### Data
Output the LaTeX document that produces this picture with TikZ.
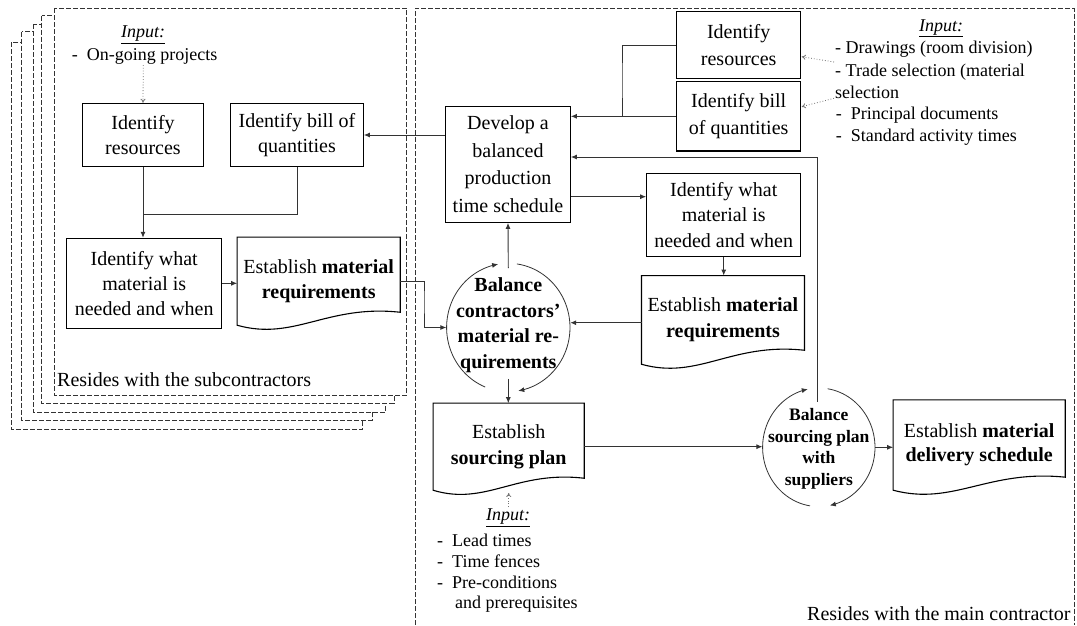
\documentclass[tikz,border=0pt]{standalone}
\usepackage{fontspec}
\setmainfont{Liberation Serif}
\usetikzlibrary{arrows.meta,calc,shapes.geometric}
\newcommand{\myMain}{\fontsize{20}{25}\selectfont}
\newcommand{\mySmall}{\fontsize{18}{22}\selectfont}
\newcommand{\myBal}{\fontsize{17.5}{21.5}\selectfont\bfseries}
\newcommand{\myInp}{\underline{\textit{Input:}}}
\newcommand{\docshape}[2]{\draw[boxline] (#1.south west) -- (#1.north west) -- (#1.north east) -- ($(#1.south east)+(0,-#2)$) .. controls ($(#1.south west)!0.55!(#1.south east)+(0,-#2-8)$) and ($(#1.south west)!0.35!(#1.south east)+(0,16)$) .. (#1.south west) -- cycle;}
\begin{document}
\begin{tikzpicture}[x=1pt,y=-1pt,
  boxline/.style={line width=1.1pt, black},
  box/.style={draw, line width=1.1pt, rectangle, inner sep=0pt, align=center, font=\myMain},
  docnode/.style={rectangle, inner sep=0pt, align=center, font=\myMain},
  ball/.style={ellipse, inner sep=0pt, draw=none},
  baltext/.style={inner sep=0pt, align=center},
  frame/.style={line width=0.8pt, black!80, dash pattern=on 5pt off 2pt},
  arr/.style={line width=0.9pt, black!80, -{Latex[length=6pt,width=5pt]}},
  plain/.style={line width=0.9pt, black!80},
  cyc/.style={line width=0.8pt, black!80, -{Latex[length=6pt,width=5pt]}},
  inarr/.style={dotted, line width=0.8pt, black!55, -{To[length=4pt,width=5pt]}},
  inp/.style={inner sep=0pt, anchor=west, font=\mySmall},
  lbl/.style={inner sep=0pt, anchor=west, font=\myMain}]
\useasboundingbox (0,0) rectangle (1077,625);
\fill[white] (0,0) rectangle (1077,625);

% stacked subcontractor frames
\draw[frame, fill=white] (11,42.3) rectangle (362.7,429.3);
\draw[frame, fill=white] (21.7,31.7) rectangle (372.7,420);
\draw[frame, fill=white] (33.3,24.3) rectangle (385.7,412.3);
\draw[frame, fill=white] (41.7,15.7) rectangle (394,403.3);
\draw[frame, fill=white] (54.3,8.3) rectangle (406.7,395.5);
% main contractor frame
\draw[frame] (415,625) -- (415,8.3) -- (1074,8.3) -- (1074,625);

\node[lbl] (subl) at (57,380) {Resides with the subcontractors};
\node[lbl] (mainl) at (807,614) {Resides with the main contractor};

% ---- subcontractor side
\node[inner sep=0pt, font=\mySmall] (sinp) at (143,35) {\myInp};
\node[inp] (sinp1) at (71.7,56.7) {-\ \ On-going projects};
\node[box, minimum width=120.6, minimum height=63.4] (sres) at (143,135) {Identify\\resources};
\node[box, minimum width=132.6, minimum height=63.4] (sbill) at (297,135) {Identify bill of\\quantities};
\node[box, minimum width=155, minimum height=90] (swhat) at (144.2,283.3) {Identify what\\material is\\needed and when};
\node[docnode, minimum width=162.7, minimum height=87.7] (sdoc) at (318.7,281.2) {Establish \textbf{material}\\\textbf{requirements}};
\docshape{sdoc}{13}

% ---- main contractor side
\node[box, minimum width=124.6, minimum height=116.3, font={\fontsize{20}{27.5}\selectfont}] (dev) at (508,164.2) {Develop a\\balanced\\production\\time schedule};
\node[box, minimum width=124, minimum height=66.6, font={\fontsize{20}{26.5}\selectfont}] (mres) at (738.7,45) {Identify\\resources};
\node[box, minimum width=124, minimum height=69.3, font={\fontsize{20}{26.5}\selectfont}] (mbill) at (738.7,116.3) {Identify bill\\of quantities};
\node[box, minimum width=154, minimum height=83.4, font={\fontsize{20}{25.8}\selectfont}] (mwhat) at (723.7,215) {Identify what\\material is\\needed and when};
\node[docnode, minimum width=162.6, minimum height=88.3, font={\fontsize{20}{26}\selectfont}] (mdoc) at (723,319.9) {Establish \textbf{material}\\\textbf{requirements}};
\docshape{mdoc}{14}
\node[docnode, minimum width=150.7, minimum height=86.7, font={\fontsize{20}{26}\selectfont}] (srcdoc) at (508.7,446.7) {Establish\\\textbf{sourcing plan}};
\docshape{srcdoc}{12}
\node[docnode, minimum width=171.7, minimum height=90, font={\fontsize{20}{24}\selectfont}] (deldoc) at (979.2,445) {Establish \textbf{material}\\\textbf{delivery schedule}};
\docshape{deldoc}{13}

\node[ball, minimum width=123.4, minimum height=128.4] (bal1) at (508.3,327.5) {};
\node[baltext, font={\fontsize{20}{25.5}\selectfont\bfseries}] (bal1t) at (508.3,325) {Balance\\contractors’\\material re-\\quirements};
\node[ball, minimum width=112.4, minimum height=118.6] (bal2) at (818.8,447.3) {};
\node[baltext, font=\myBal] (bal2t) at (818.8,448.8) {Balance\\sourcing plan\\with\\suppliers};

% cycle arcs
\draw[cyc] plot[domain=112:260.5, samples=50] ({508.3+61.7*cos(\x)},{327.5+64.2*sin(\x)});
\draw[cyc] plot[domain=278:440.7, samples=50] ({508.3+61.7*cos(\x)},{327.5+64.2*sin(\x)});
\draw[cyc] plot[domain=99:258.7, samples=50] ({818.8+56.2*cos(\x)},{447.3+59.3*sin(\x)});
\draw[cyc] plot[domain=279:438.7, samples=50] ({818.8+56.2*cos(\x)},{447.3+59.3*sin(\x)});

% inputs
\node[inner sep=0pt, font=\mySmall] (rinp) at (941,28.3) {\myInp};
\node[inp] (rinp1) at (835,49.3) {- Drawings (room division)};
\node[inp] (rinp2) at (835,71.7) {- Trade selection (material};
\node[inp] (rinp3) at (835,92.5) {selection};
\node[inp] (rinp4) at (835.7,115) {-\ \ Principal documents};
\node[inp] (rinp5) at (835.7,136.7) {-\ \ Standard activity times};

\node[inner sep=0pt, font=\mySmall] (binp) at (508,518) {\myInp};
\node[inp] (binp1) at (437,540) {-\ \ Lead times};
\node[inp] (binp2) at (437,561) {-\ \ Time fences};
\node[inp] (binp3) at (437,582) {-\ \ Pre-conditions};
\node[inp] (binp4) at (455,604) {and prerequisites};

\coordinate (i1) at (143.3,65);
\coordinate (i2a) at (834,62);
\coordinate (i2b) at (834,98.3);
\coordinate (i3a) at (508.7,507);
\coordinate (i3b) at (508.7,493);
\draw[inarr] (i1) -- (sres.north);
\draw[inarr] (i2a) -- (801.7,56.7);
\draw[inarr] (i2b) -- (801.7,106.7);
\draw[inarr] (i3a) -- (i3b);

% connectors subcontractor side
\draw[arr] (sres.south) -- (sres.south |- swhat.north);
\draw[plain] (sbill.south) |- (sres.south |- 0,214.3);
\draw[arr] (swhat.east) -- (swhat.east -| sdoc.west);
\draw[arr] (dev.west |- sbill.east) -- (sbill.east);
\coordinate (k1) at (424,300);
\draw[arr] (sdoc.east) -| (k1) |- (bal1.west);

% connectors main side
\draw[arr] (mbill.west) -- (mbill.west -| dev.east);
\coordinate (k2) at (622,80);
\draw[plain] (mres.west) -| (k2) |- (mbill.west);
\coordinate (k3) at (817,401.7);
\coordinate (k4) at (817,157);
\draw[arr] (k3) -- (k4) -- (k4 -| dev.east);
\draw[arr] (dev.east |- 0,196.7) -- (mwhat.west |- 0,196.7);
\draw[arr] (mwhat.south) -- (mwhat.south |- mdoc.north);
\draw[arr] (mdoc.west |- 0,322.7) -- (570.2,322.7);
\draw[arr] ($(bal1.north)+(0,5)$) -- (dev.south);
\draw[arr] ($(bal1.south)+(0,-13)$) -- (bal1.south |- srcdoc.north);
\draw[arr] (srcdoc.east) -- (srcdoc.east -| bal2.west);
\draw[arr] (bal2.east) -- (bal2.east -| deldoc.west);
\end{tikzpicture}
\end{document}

### Job
Find every line that has "with" in it, then return those lines.

### Full solution
Output the LaTeX document that produces this picture with TikZ.
\node[lbl] (subl) at (57,380) {Resides with the subcontractors};
\node[lbl] (mainl) at (807,614) {Resides with the main contractor};
\node[baltext, font=\myBal] (bal2t) at (818.8,448.8) {Balance\\sourcing plan\\with\\suppliers};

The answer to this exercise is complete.